Ke Mardy was placed at the Kampuchea Sela Handicap NGO at 14 years old when his parents could no longer handle his care. Ke Mardy’s mental disabilities meant he was rarely welcomed into sport by his peers, despite his love for playing and his own efforts to make everyone else feel welcome. Sadly, he was often isolated from group activities because he struggled to understand the rules.  

Although it was hard for Ke Mardy at first, his confidence began to grow since joining Kampuchea Balopp. He has a community around him for the first time who understands and supports him, helping Ke Mardy to achieve his goals and feel a deep sense of belonging. Initially, it was worried Ke Mardy may struggle to join in, but his natural warmth and the inclusivity of the Kampuchea Sëla Handicap NGO has meant he is always passed the ball and his confidence and joy has accelerated.  
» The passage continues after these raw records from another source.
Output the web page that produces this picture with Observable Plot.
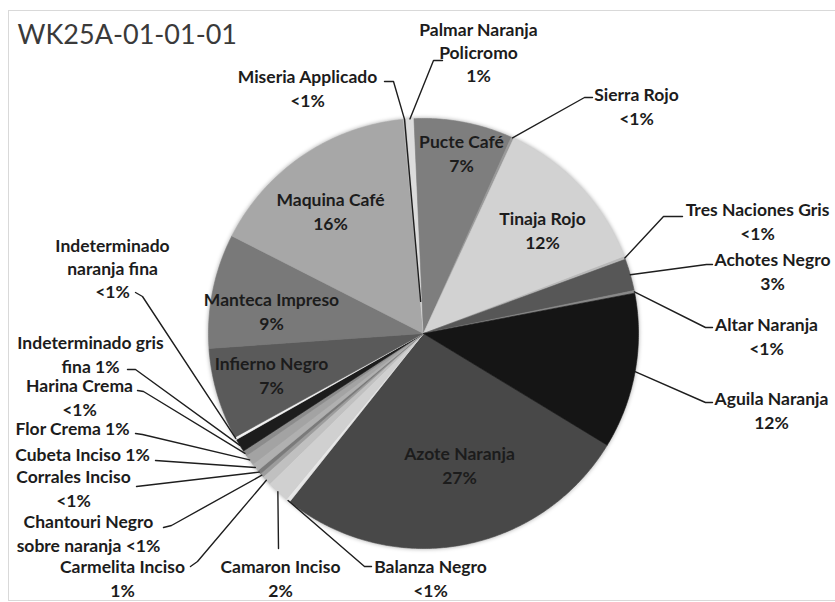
<!DOCTYPE html>
<html>
<head>
<meta charset="utf-8">
<script src="https://cdn.jsdelivr.net/npm/d3@7"></script>
<script src="https://cdn.jsdelivr.net/npm/@observablehq/plot@0.6"></script>
<style>
  html, body { margin: 0; padding: 0; background: #ffffff; }
  #frame { position: absolute; left: 8px; top: 10px; width: 900px; height: 589px; border: 1px solid #d9d9d9; }
  #chart { position: absolute; left: 0; top: 0; }
</style>
</head>
<body>
<div id="frame"></div>
<div id="chart"></div>
<script>
// ---- data ----
const titleText = "WK25A-01-01-01";
const categories = [
  "Azote Naranja", "Balanza Negro", "Camaron Inciso", "Carmelita Inciso",
  "Chantouri Negro sobre naranja", "Corrales Inciso", "Cubeta Inciso", "Flor Crema",
  "Harina Crema", "Indeterminado gris fina", "Indeterminado naranja fina", "Infierno Negro",
  "Manteca Impreso", "Maquina Café", "Miseria Applicado", "Palmar Naranja Policromo",
  "Pucte Café", "Sierra Rojo", "Tinaja Rojo", "Tres Naciones Gris",
  "Achotes Negro", "Altar Naranja", "Aguila Naranja"
];
const values = [
  27.0, 0.3, 1.7, 0.7,
  0.3, 0.3, 0.6, 0.8,
  0.4, 1.0, 0.2, 6.9,
  8.6, 16.0, 0.2, 0.6,
  7.4, 0.2, 12.3, 0.2,
  2.4, 0.2, 11.7
];
const percentLabels = [
  "27%", "<1%", "2%", "1%",
  "<1%", "<1%", "1%", "1%",
  "<1%", "1%", "<1%", "7%",
  "9%", "16%", "<1%", "1%",
  "7%", "<1%", "12%", "<1%",
  "3%", "<1%", "12%"
];

// ---- styles / layout ----
const shades = [
  "#484848", "#e6e6e6", "#d0d0d0", "#c0c0c0",
  "#9c9c9c", "#7a7a7a", "#b0b0b0", "#a3a3a3",
  "#8c8c8c", "#1c1c1c", "#f2f2f2", "#5a5a5a",
  "#797979", "#a7a7a7", "#bdbdbd", "#dcdcdc",
  "#7e7e7e", "#9a9a9a", "#d2d2d2", "#b8b8b8",
  "#575757", "#8a8a8a", "#151515"
];
const W = 835, H = 602;
const cx = 423, cy = 333, R = 215;
const startDeg = 121.3;

// label layout: block centre, line breaks (word indices), leader points from the label toward the slice
const labelLayout = [
  {x: 459, y: 464},
  {x: 430, y: 577, leader: [[371, 566], [364, 566]]},
  {x: 280, y: 577, leader: [[278, 548]]},
  {x: 122, y: 577, leader: [[190, 566], [197, 561]]},
  {x: 88,  y: 532, breaks: [2], leader: [[163, 527], [171, 525]]},
  {x: 73,  y: 487, leader: [[136, 486]]},
  {x: 82,  y: 453, breaks: [], leader: [[155, 460]]},
  {x: 72,  y: 427, breaks: [], leader: [[135, 433], [142, 434]]},
  {x: 79,  y: 396, leader: [[137, 390], [143, 391]]},
  {x: 90,  y: 353, breaks: [2], leader: [[127, 369], [135, 369]]},
  {x: 112, y: 267, breaks: [1, 3], leader: [[135, 292], [142, 296]]},
  {x: 271, y: 374},
  {x: 271, y: 310},
  {x: 330, y: 210},
  {x: 307, y: 87, leader: [[384, 81], [393, 81]], inner: 0.15},
  {x: 478, y: 51, breaks: [2, 3], leader: [[442, 60], [433, 60]]},
  {x: 461, y: 152},
  {x: 636, y: 105, leader: [[592, 97], [584, 97]]},
  {x: 542, y: 229},
  {x: 757, y: 220, leader: [[682, 216], [663, 216]]},
  {x: 772, y: 270, leader: [[712, 264], [706, 264]]},
  {x: 766, y: 335, leader: [[712, 327], [705, 327]]},
  {x: 771, y: 409, leader: [[712, 402], [705, 402]]}
];

// ---- build geometry from the data ----
const a0 = startDeg * Math.PI / 180;
const arcs = d3.pie().sort(null).value(d => d).startAngle(a0).endAngle(a0 + 2 * Math.PI)(values);
const px = (a, r) => cx + r * Math.sin(a);
const py = (a, r) => cy - r * Math.cos(a);

const sliceRows = [];
arcs.forEach((arc, i) => {
  const n = Math.max(2, Math.ceil((arc.endAngle - arc.startAngle) / (0.5 * Math.PI / 180)));
  sliceRows.push({slice: i, x: cx, y: cy, color: shades[i]});
  for (let k = 0; k <= n; k++) {
    const a = arc.startAngle + (arc.endAngle - arc.startAngle) * k / n;
    sliceRows.push({slice: i, x: px(a, R), y: py(a, R), color: shades[i]});
  }
  sliceRows.push({slice: i, x: cx, y: cy, color: shades[i]});
});

const labelRows = categories.map((c, i) => {
  const words = (c + " " + percentLabels[i]).split(" ");
  const L = labelLayout[i];
  const br = L.breaks ?? [words.length - 1];
  let lines = [], cur = [];
  words.forEach((w, k) => {
    if (br.includes(k) && cur.length) { lines.push(cur.join(" ")); cur = []; }
    cur.push(w);
  });
  lines.push(cur.join(" "));
  return {x: L.x, y: L.y, text: lines.join("\n")};
});

const leaderRows = [];
arcs.forEach((arc, i) => {
  const L = labelLayout[i];
  if (!L.leader) return;
  const mid = (arc.startAngle + arc.endAngle) / 2;
  L.leader.forEach(([x, y]) => leaderRows.push({id: i, x, y}));
  leaderRows.push({id: i, x: px(mid, R), y: py(mid, R)});
  if (L.inner) leaderRows.push({id: i, x: px(mid, R * L.inner), y: py(mid, R * L.inner)});
});

const fontLabel = "Lato, 'Open Sans', sans-serif";

const chart = Plot.plot({
  width: W,
  height: H,
  margin: 0,
  style: {background: "transparent", overflow: "visible"},
  x: {domain: [0, W], range: [0, W], axis: null},
  y: {domain: [0, H], range: [0, H], axis: null},
  color: {type: "identity"},
  marks: [
    Plot.line(sliceRows, {x: "x", y: "y", z: "slice", fill: "color", stroke: "color", strokeWidth: 0.6, curve: "linear"}),
    Plot.line(leaderRows, {x: "x", y: "y", z: "id", stroke: "#1e1e1e", strokeWidth: 1.4, curve: "linear"}),
    Plot.text(labelRows, {
      x: "x", y: "y", text: "text",
      fontFamily: fontLabel, fontWeight: "bold", fontSize: 17.5,
      lineHeight: 1.34, lineAnchor: "middle", textAnchor: "middle", fill: "#1c1c1c"
    }),
    Plot.text([titleText], {
      x: () => 17, y: () => 35, text: d => d,
      fontFamily: fontLabel, fontSize: 27, textAnchor: "start", lineAnchor: "middle", fill: "#3a3a3a"
    })
  ]
});

d3.select(chart).select('g[aria-label="line"]')
  .style("filter", "drop-shadow(0px 0px 2px rgba(0,0,0,0.35))");

document.getElementById("chart").appendChild(chart);
</script>
</body>
</html>
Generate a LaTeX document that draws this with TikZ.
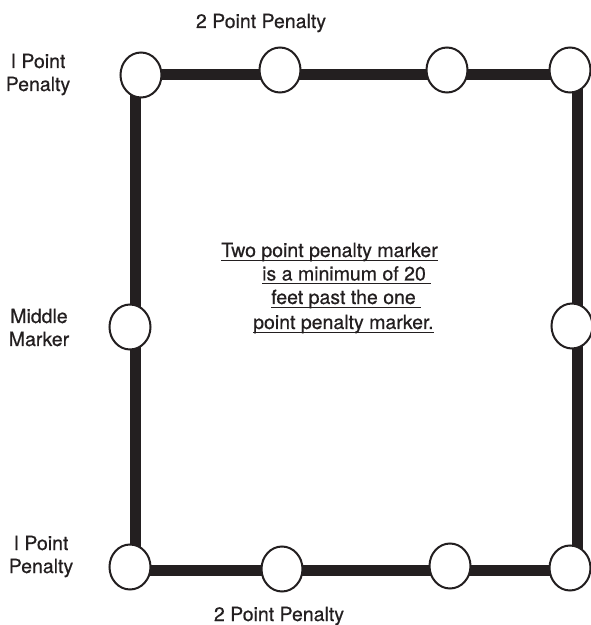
\documentclass[tikz,border=0pt]{standalone}
\usepackage{fontspec}
\setmainfont{TeX Gyre Heros}[FakeBold=0.5]
\usetikzlibrary{shapes.geometric}
\definecolor{ink}{RGB}{35,31,32}

\newsavebox{\ulbox}
\newcommand{\ulined}[1]{\sbox{\ulbox}{#1}\rlap{\rule[-3.8pt]{\wd\ulbox}{1.2pt}}\usebox{\ulbox}}

\tikzset{
  marker/.style={ellipse,draw=ink,fill=white,line width=2pt,inner sep=0pt,
    minimum width=41pt,minimum height=45pt},
  lbl/.style={anchor=base,align=center,text=ink,inner sep=0pt,
    font=\fontsize{19.5}{23}\selectfont},
  note/.style={anchor=base west,text=ink,inner sep=0pt,
    font=\fontsize{19.5}{23}\selectfont},
  frame/.style={draw=ink,line width=11pt},
}

\begin{document}
\begin{tikzpicture}[x=1pt,y=1pt]
  \useasboundingbox (0,0) rectangle (591,625);
  \fill[white] (0,0) rectangle (591,625);

  % course outline
  \coordinate (ctl) at (135,550.5);
  \coordinate (ctr) at (577.5,550.5);
  \coordinate (cbr) at (577.5,54.5);
  \coordinate (cbl) at (135,54.5);
  \draw[frame] (ctl) -- (ctr) -- (cbr) -- (cbl) -- cycle;

  % markers
  \foreach \name/\x/\y in {
    mtl/141/550,mtb/280/555,mtc/447/555,mtr/570/555,
    mml/130/298,mmr/572/299,
    mbl/130/58,mbb/282/56,mbc/450/59,mbr/570/57} {
    \node[marker] (\name) at (\x,\y) {};
  }

  % labels (base = last line)
  \node[lbl] (toppen) at (261,597) {2 Point Penalty};
  \node[lbl] (botpen) at (279,4) {2 Point Penalty};
  \node[lbl] (tlpen) at (38,534) {I Point\\Penalty};
  \node[lbl] (midlbl) at (39,279) {Middle\\Marker};
  \node[lbl] (blpen) at (41,52) {I Point\\Penalty};

  % centre note
  \node[note] (note1) at (221,368) {\ulined{Two point penalty marker}};
  \node[note] (note2) at (262,344.5) {\ulined{is a minimum of 20\ }};
  \node[note] (note3) at (271,321) {\ulined{feet past the one\ }};
  \node[note] (note4) at (253,296) {\ulined{point penalty marker.}};
\end{tikzpicture}
\end{document}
Those around Ke Mardy have described him as smiling and excited, eager to run out with his friends and other members of the Sëla Handicap group. With Atlas’ support, the Balopp initiative has grown and more children and young adults like Ke Mardy are getting the support they need and the community they have always deserved.  

Now, at the age of 25, Ke Mardy is one of the long-time residents of the organisation. With his heart of gold, he welcomes new members of the group and ensures everyone feels welcome and involved in each session.